複数回のアンケートの取り扱い
同じ対象者に対して複数回のアンケートをとることがあると思います。例えば全5回のセミナーを開催し各回の満足度と感想を尋ねたり、登録会員に対して四半期ごとにアンケートを採ったり、授業ごとに学生からフィードバックを収集したり。
各回の集計だけでなく複数回にわたって集計して回を追うごとの満足度や関心事の変化など確認したり、自由記述回答も複数回分をトピックごと感情ごとなどでコーディングして関心事や感情的な変化を捉えたりしたくなるかもしれません。対象者全体として見るだけでなく、ある特定の回答者に着目したり、何かの基準で回答者をグループ分けして比較したり、さまざまな分析が考えられると思います。
では、NVivoやMAXQDAで複数回のアンケート回答をどのように扱えばよいでしょうか。
この記事では、NVivoとMAXQDAそれぞれで複数回のアンケートを取り扱えるかおおまかなイメージを紹介します。
複数回にわたるアンケートのデータをインポートする際には、選択式も含め設問名をどう扱うかなど、あらかじめ検討すべきこともあります。これまでにこうしたご相談を複数件受けましたが、収集されている項目やその後どのように分析していきたいかによってファイルの構成や加工、インポートの手順、また場合によっては収集方法の検討も必要なこともあり、ユーザーによって適した方法が異なる場合が多いと実感しています。そのため、今回は細かい手順は含めず概要のみの紹介としました。
実際のデータを扱う前にだいたいの流れを理解した上で、小規模なサンプルデータなどでいろいろ試してみると良いかもしれません。
NVivo、MAXQDAいずれにも共通することとして、回答者を識別するための項目が必要になります。例えば最初の設問で受講者番号、登録番号、学籍番号などのIDを入力してもらうなど、各回の回答を一つにまとめるためのキーとなる項目を作っておきましょう。氏名やユーザー名でも構いませんが、表記の揺れ(姓名の間にブランクを入れる/入れないなど)や重複(同姓同名など)が起きないようにする必要があります。
NVivoの場合
一回目のアンケートをインポートすると、回答者ごとに「ケース」が作成され、選択式の回答はその属性として保存されます。NVivoでインポートする手順を見る
二回目以降も同様の手順でインポートします。ファイルは「データ¥ファイル」フォルダに保存されます。回答者のIDをキーとして、自由記述回答が初回インポート時に作成したケースにコーディングされまとめられていきます。

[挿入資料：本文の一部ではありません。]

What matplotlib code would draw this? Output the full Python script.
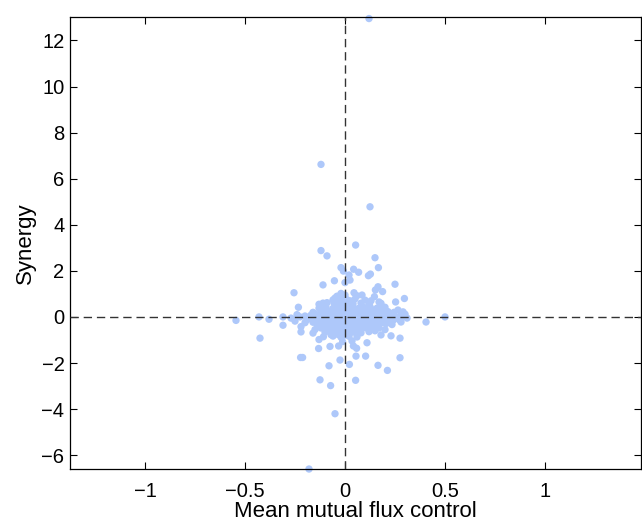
import numpy as np
import matplotlib
matplotlib.use('Agg')
import matplotlib.pyplot as plt

plt.rcParams['font.family'] = ['Liberation Sans', 'DejaVu Sans']

# Scattered points away from the dense centre (mean mutual flux control, synergy)
outer_points = [
    (0.12, 12.95), (-0.18, -6.6), (-0.12, 6.62), (0.125, 4.78), (0.053, 3.12),
    (-0.12, 2.88), (-0.09, 2.65), (0.15, 2.57), (-0.02, 2.14), (-0.008, 1.99),
    (0.167, 2.14), (0.043, 2.07), (0.068, 1.94), (0.02, 1.82), (0.117, 1.79),
    (0.127, 1.86), (0.025, 1.6), (-0.053, 1.57), (0.0, 1.49), (-0.11, 1.39),
    (0.25, 1.42), (0.165, 1.31), (0.152, 1.17), (0.188, 1.1), (-0.255, 1.05),
    (0.045, 1.05), (0.085, 0.95), (0.147, 0.88), (0.253, 0.65), (0.297, 0.8),
    (-0.233, 0.42), (-0.43, 0.0), (-0.38, -0.1), (-0.31, 0.0), (-0.545, -0.15),
    (-0.425, -0.92), (-0.31, -0.36), (-0.22, -0.42), (-0.22, -0.65), (0.405, -0.22),
    (0.5, 0.0), (0.18, -0.78), (0.23, -0.82), (0.275, -0.92), (0.11, -1.12),
    (0.035, -1.04), (-0.13, -0.98), (-0.108, -0.86), (-0.075, -1.28), (-0.032, -1.26),
    (-0.012, -1.07), (-0.132, -1.37), (0.042, -1.26), (0.058, -1.36), (0.055, -1.7),
    (0.103, -1.7), (-0.222, -1.76), (-0.212, -1.76), (0.275, -1.77), (-0.025, -1.87),
    (0.022, -2.06), (-0.08, -2.12), (0.165, -2.1), (0.212, -2.32), (-0.125, -2.73),
    (0.053, -2.75), (-0.072, -2.98), (-0.05, -4.2),
]

# Dense cloud around the origin
core_points = [
    (-0.20, 0.04), (-0.17, 0.08), (-0.14, 0.02), (-0.11, 0.07), (-0.08, 0.03),
    (-0.05, 0.09), (-0.02, 0.01), (0.01, 0.06), (0.04, 0.1), (0.07, 0.02),
    (0.10, 0.07), (0.13, 0.04), (0.16, 0.09), (0.19, 0.03), (0.22, 0.06),
    (0.25, 0.01), (0.28, 0.08),
    (-0.175, -0.03), (-0.125, -0.05), (-0.095, -0.01), (-0.065, -0.04), (-0.035, -0.02),
    (0.015, -0.05), (0.045, -0.01), (0.085, -0.04), (0.115, -0.02), (0.145, -0.05),
    (0.175, -0.01), (0.205, -0.04), (0.235, -0.02), (0.265, -0.05),
    (-0.19, -0.12), (-0.155, -0.17), (-0.12, -0.1), (-0.09, -0.15), (-0.06, -0.11),
    (-0.03, -0.18), (0.0, -0.13), (0.03, -0.09), (0.06, -0.16), (0.09, -0.12),
    (0.12, -0.17), (0.15, -0.1), (0.18, -0.14), (0.21, -0.09), (0.24, -0.15),
    (0.27, -0.11),
    (-0.15, 0.13), (-0.1, 0.15), (-0.065, 0.12), (-0.03, 0.16), (0.0, 0.14),
    (0.035, 0.17), (0.065, 0.12), (0.11, 0.14), (0.14, 0.16), (0.2, 0.13),
    (0.235, 0.12),
    (-0.16, 0.2), (-0.12, 0.25), (-0.085, 0.19), (-0.045, 0.24), (-0.01, 0.21),
    (0.025, 0.27), (0.055, 0.2), (0.09, 0.25), (0.12, 0.19), (0.155, 0.24),
    (0.185, 0.18), (0.215, 0.23), (0.245, 0.2),
    (-0.16, -0.23), (-0.11, -0.24), (-0.075, -0.21), (-0.045, -0.25), (-0.015, -0.22),
    (0.015, -0.24), (0.045, -0.21), (0.1, -0.23), (0.13, -0.25), (0.16, -0.22),
    (0.19, -0.24), (0.22, -0.21),
    (-0.1, 0.31), (-0.065, 0.29), (-0.03, 0.32), (0.01, 0.3), (0.045, 0.33),
    (0.075, 0.29), (0.11, 0.31), (0.14, 0.3), (0.18, 0.32),
    (-0.14, -0.3), (-0.105, -0.35), (-0.07, -0.29), (-0.04, -0.34), (-0.01, -0.3),
    (0.02, -0.36), (0.05, -0.31), (0.08, -0.28), (0.11, -0.34), (0.14, -0.3),
    (0.17, -0.35), (0.205, -0.29), (0.235, -0.33),
    (-0.13, 0.38), (-0.095, 0.43), (-0.06, 0.37), (-0.03, 0.44), (0.0, 0.39),
    (0.03, 0.42), (0.065, 0.36), (0.095, 0.41), (0.125, 0.45), (0.16, 0.38),
    (0.2, 0.42),
    (-0.09, -0.4), (-0.055, -0.42), (-0.025, -0.39), (0.03, -0.41), (0.06, -0.4),
    (0.09, -0.42), (0.12, -0.39), (0.155, -0.41),
    (-0.12, -0.48), (-0.085, -0.53), (-0.05, -0.47), (-0.02, -0.54), (0.01, -0.49),
    (0.04, -0.45), (0.07, -0.52), (0.1, -0.47), (0.13, -0.53), (0.17, -0.48),
    (-0.1, 0.56), (-0.055, 0.6), (-0.025, 0.55), (0.01, 0.62), (0.04, 0.57),
    (0.08, 0.6), (0.12, 0.55), (0.18, 0.59),
    (-0.08, -0.6), (-0.04, -0.58), (-0.01, -0.61), (0.03, -0.6), (0.06, -0.58),
    (-0.045, 0.66), (-0.01, 0.68), (0.025, 0.7),
    (-0.1, -0.66), (-0.06, -0.7), (-0.03, -0.64), (0.0, -0.71), (0.04, -0.66),
    (0.08, -0.69), (0.12, -0.64),
    (-0.06, 0.74), (-0.03, 0.79), (0.01, 0.75), (0.05, 0.78), (0.1, 0.73),
    (-0.07, -0.77), (-0.035, -0.76), (0.0, -0.79),
    (-0.06, -0.83), (-0.02, -0.88), (0.02, -0.84), (0.06, -0.87),
    (-0.05, 0.82), (-0.015, 0.86),
    (-0.04, 0.9), (0.0, 0.95), (0.06, 0.92), (-0.02, 1.02), (-0.035, 0.85),
    (-0.27, -0.05), (-0.24, 0.1), (-0.25, -0.18), (-0.225, 0.0), (-0.2, -0.25),
    (0.3, 0.12), (0.295, 0.03), (0.29, 0.22), (0.31, -0.05), (0.265, 0.3),
    (0.28, -0.22), (-0.13, 0.55), (-0.11, 0.6), (-0.09, 0.62), (0.15, -0.6),
    (0.2, -0.55), (-0.15, -0.55), (-0.16, -0.7), (0.17, 0.65), (0.13, 0.7),
]

xticks = [-1, -0.5, 0, 0.5, 1]
xticklabels = ['\u22121', '\u22120.5', '0', '0.5', '1']
yticks = [-6, -4, -2, 0, 2, 4, 6, 8, 10, 12]

pts = np.array(outer_points + core_points)

fig = plt.figure(figsize=(6.42, 5.22), dpi=100)
ax = fig.add_axes([0.109, 0.1015, 0.8895, 0.8665])

ax.scatter(pts[:, 0], pts[:, 1], s=28, color='#aec8fa', edgecolors='none',
           zorder=2, clip_on=False)

ax.axhline(0, color='0.2', lw=1.0, dashes=(6, 3.5), zorder=3)
ax.axvline(0, color='0.2', lw=1.0, dashes=(6, 3.5), zorder=3)

ax.set_xlim(-1.375, 1.48)
ax.set_ylim(-6.6, 13.03)
ax.set_xticks(xticks)
ax.set_xticklabels(xticklabels)
ax.set_yticks(yticks)

ax.tick_params(direction='in', top=True, right=True, length=5, width=0.8,
               labelsize=14.5)
ax.tick_params(axis='x', pad=9)
ax.tick_params(axis='y', pad=4)
for sp in ax.spines.values():
    sp.set_linewidth(0.9)

ax.set_xlabel('Mean mutual flux control', fontsize=16, labelpad=0)
ax.set_ylabel('Synergy', fontsize=16, labelpad=4)

fig.savefig('out.png', dpi=100)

インポートウィザードのステップ3で、既存のケースが保存されているフォルダなどを指定すると、上記のイメージでインポートできます。
ファイルはExcelなどのままのイメージでインポートされ、そこから回答者ごとの値や自由記述をケースに紐づける、という考え方です。属性など毎回同じ質問をしている場合は事前に扱いを検討しておく必要があります(値を上書きするか、全ての回の値を保持するかなど)。
*上記はWindowsの場合です。Macではアンケートのインポートウィザードが使用できません(NVivo 14 – 20240425現在)
MAXQDAの場合
一回目のアンケートをインポートすると回答者ごとに「文書」が作成され、自由記述回答はその文書のコンテンツとなります。選択式の回答は文書変数として保存されます。MAXQDAでインポートする手順を見る
二回目以降のインポート時に文書グループ、タイトル、オプション「現在の文書にテクストを添付する」を指定すると、自由記述回答が文書のコンテンツとして追加されていきます。
文書に全ての自由記述がまとまるので、インポート後は通常のテキスト文書と同様にシンプルに取り扱えますが、インポート時に指定するグループ名や設問名など、後の扱いを想定して事前にインポート用のファイル(Excel、SPSSなど)を整えておく必要があります。
今回はおおまかなイメージをご紹介しました。